Mike Matchett:                  Okay.

Rohit Mahajan:                  And that's a very powerful feature set, especially to the end governance user.

Mike Matchett:                  I mean, where the primary key relationships are, where the foreign keys are, where the personally identifying information is, it sounds like this is something now that can allow someone to really handle the scope and scale of these larger and larger data environments that aren't just structured data but now also include data lakes, and I know you guys eat a lot of different data sources, I'd love to talk to you some more, maybe we'll get you back on here to talk about some of the upcoming stuff that you've got cooking. Because I know you've got more machine learning in the works, but this is exciting enough. Where can someone find out more information about Io-Tahoe today?

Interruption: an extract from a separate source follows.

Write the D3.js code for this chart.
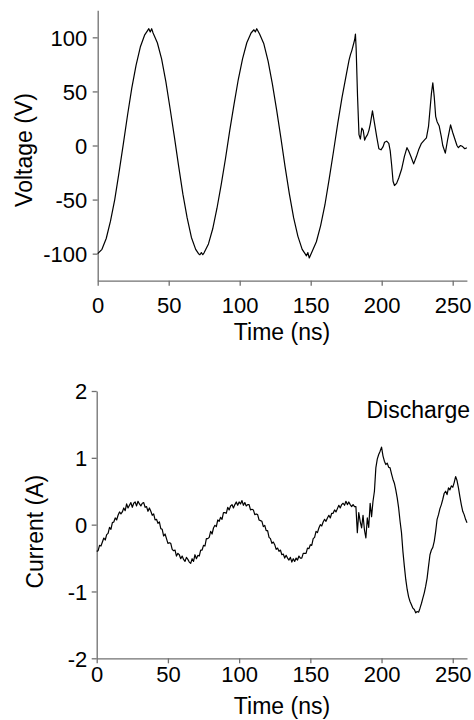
<!DOCTYPE html>
<html>
<head>
<meta charset="utf-8">
<script src="https://cdn.jsdelivr.net/npm/d3@7"></script>
<style>
  body { margin: 0; background: #fff; }
  text { font-family: "Liberation Sans", Arial, sans-serif; fill: #000; }
</style>
</head>
<body>
<svg id="chart" width="474" height="720"></svg>
<script>
// tick labels
const timeTicks = [0, 50, 100, 150, 200, 250]
const voltTicks = [-100, -50, 0, 50, 100]
const currTicks = [-2, -1, 0, 1, 2]

// voltage trace (ns, V)
const voltTime = [0,3,6,9,12,15,18,21,24,27,30,33,35,36,37,38,39,42,45,48,51,54,57,60,63,66,69,71,72,73,74,75,
  78,81,84,87,90,93,96,99,102,105,108,110,111,112,114,117,120,123,126,129,132,135,138,141,144,146,147,148,149,
  151,154,157,160,163,166,169,172,175,177,178,179,181,181.5,182,183,184,185,186,187,188,189,190,191,192,193.5,
  195,196.5,198,199.5,201,202,203.5,205,206,207,208,209,210.5,212,214,216,217.8,219,220.5,222.5,224.5,226,228,
  230,231.5,233,234,235,236,237,238,239,240.5,242,243,244.8,246.5,248.5,250,251.5,253,254,255.5,257,258.5,260]
const voltValues = [-100,-96,-86,-70,-50,-25,1,28,53,74,91,102,106,108,105,108,104,95,80,59,34,8,-19,-45,-67,-85,-96,-100,-101,-99,-101,-99,
  -91,-77,-58,-36,-12,14,38,61,80,95,104,107,105,108,103,94,78,57,33,7,-20,-45,-67,-84,-96,-100,-102,-99,-104,
  -98,-89,-74,-55,-31,-6,20,44,65,79,84,88,98,103,90,45,10,6,16,14,5,8,10,14,20,32,
  20,8,-3,-4,-1,3,4,2,-5,-18,-33,-37,-35,-30,-22,-10,-2,-5,-10,-17,-10,-4,2,
  5,7,18,33,48,58,45,27,22,18,8,0,-7,6,19,12,6,0,-2,0,-1,-3,-2]

// current trace (A), one sample per ns from 0 to 260 ns
const currStep = 1
const currValues = [
  -0.40,-0.39,-0.31,-0.32,-0.26,-0.20,-0.23,-0.15,-0.13,-0.04,-0.07,0.03,0.04,0.10,0.07,0.14,0.19,0.16,0.19,0.25,
  0.21,0.31,0.25,0.29,0.33,0.26,0.32,0.34,0.28,0.35,0.31,0.28,0.32,0.33,0.26,0.27,0.20,0.25,0.20,0.14,
  0.16,0.07,0.08,0.02,0.04,-0.06,-0.07,-0.17,-0.14,-0.21,-0.28,-0.27,-0.28,-0.37,-0.39,-0.38,-0.47,-0.43,-0.45,-0.51,
  -0.47,-0.52,-0.55,-0.49,-0.52,-0.56,-0.58,-0.51,-0.55,-0.45,-0.51,-0.46,-0.47,-0.38,-0.38,-0.31,-0.32,-0.21,-0.21,-0.19,
  -0.10,-0.14,-0.05,-0.01,-0.03,0.07,0.05,0.11,0.08,0.18,0.18,0.17,0.26,0.22,0.28,0.30,0.25,0.30,0.34,0.29,
  0.34,0.31,0.36,0.29,0.33,0.28,0.30,0.30,0.22,0.23,0.22,0.15,0.16,0.15,0.07,0.06,0.05,-0.03,-0.01,-0.09,
  -0.09,-0.19,-0.21,-0.28,-0.26,-0.30,-0.37,-0.35,-0.40,-0.38,-0.45,-0.44,-0.50,-0.46,-0.50,-0.53,-0.49,-0.56,-0.51,-0.55,
  -0.50,-0.53,-0.47,-0.50,-0.50,-0.43,-0.43,-0.43,-0.35,-0.36,-0.30,-0.31,-0.21,-0.19,-0.10,-0.12,-0.05,0.00,-0.02,0.04,
  0.08,0.05,0.10,0.14,0.10,0.17,0.17,0.22,0.19,0.24,0.29,0.25,0.30,0.32,0.29,0.35,0.30,0.34,0.30,0.27,
  0.30,0.27,0.27,-0.12,0.18,0.05,-0.05,0.14,-0.08,-0.20,0.10,-0.04,0.32,0.12,0.35,0.50,0.85,0.98,1.05,1.10,
  1.16,1.03,0.95,0.90,0.92,0.86,0.85,0.76,0.68,0.62,0.52,0.40,0.25,0.05,-0.12,-0.40,-0.62,-0.82,-0.97,-1.08,
  -1.15,-1.20,-1.25,-1.27,-1.32,-1.30,-1.31,-1.25,-1.18,-1.10,-1.02,-0.92,-0.80,-0.62,-0.45,-0.38,-0.34,-0.25,-0.10,0.08,
  0.15,0.24,0.30,0.38,0.47,0.50,0.45,0.55,0.52,0.58,0.56,0.63,0.72,0.66,0.55,0.42,0.30,0.20,0.15,0.08,
  0.03]

const svg = d3.select('#chart')

function Panel(cfg){
    const x = d3.scaleLinear().domain([0, 260]).range(cfg.xRange),
          y = d3.scaleLinear().domain(cfg.yDomain).range(cfg.yRange)

    const xAxis = svg.append('g')
        .attr('transform', `translate(0,${cfg.yRange[0]})`)
        .call(d3.axisBottom(x).tickValues(timeTicks).tickFormat(d3.format('d'))
              .tickSize(5).tickSizeOuter(0).tickPadding(cfg.xPad))
    const yAxis = svg.append('g')
        .attr('transform', `translate(${cfg.xRange[0]},0)`)
        .call(d3.axisLeft(y).tickValues(cfg.yTicks).tickFormat(d3.format('d'))
              .tickSize(5).tickSizeOuter(0).tickPadding(cfg.yPad))

    ;[xAxis, yAxis].forEach(a => {
        a.select('.domain').attr('stroke', '#707070').attr('stroke-width', 1.3)
        a.selectAll('.tick line').attr('stroke', '#707070').attr('stroke-width', 1.3)
        a.selectAll('.tick text').attr('font-size', 22).attr('fill', '#000')
          .attr('font-family', '"Liberation Sans", Arial, sans-serif')
    })
    xAxis.selectAll('.tick text').attr('dy', '0.71em')
    yAxis.selectAll('.tick text').attr('dy', '0.36em').text(d => d < 0 ? '-' + Math.abs(d) : d)

    const line = d3.line().x(d => x(d[0])).y(d => y(d[1]))
    svg.append('path')
       .datum(cfg.data)
       .attr('fill', 'none')
       .attr('stroke', '#000')
       .attr('stroke-width', 1.2)
       .attr('stroke-linejoin', 'round')
       .attr('d', line)

    svg.append('text')
       .attr('font-size', 23)
       .attr('text-anchor', 'middle')
       .attr('x', cfg.xTitle[0])
       .attr('y', cfg.xTitle[1])
       .text('Time (ns)')

    svg.append('text')
       .attr('font-size', 23)
       .attr('text-anchor', 'middle')
       .attr('transform', `translate(${cfg.yTitle[0]},${cfg.yTitle[1]}) rotate(-90)`)
       .text(cfg.yLabel)
    return {x, y}
}

Panel({
    xRange: [97.7, 466.9], yRange: [280.7, 10.3], yDomain: [-125, 125],
    yTicks: voltTicks, xPad: 12, yPad: 5.5,
    data: voltTime.map((t, i) => [t, voltValues[i]]),
    xTitle: [282, 340], yTitle: [31.5, 150], yLabel: 'Voltage (V)'
})

Panel({
    xRange: [96.7, 467], yRange: [658.3, 391], yDomain: [-2, 2],
    yTicks: currTicks, xPad: 3, yPad: 4.5,
    data: currValues.map((v, i) => [i * currStep, v]),
    xTitle: [282, 714], yTitle: [42.5, 531.7], yLabel: 'Current (A)'
})

svg.append('text')
   .attr('font-size', 23)
   .attr('text-anchor', 'end')
   .attr('x', 470)
   .attr('y', 418)
   .text('Discharge')
</script>
</body>
</html>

Rohit Mahajan:                  So you're welcome to get on There's a lot of information there. It tells you about various feature sets, so just to summarize, right, there's discovery which actually does primary foreign key, it does the sensitive data discovery, it does the data flow, data redundancy, there's tons. We call it discovery but there's a lot of insight in there. Now you take that insight and you get into data catalog, oh boy. We've how created a whole data management gamut of good information out there for both the tech and the business users. There's a lot of good upcoming feature sets, one of the biggest one that I am personally driving is a business data view, back to the business owners. That's, I think, is going to be very disruptive and valued to the end clients.

Mike Matchett:                  I will look forward to seeing that. Thank you Rohit, for being on today, and thank you for watching.

Rohit Mahajan:                  Thank you very much, Mike.

Mike Matchett:                  Take care. All right, bye.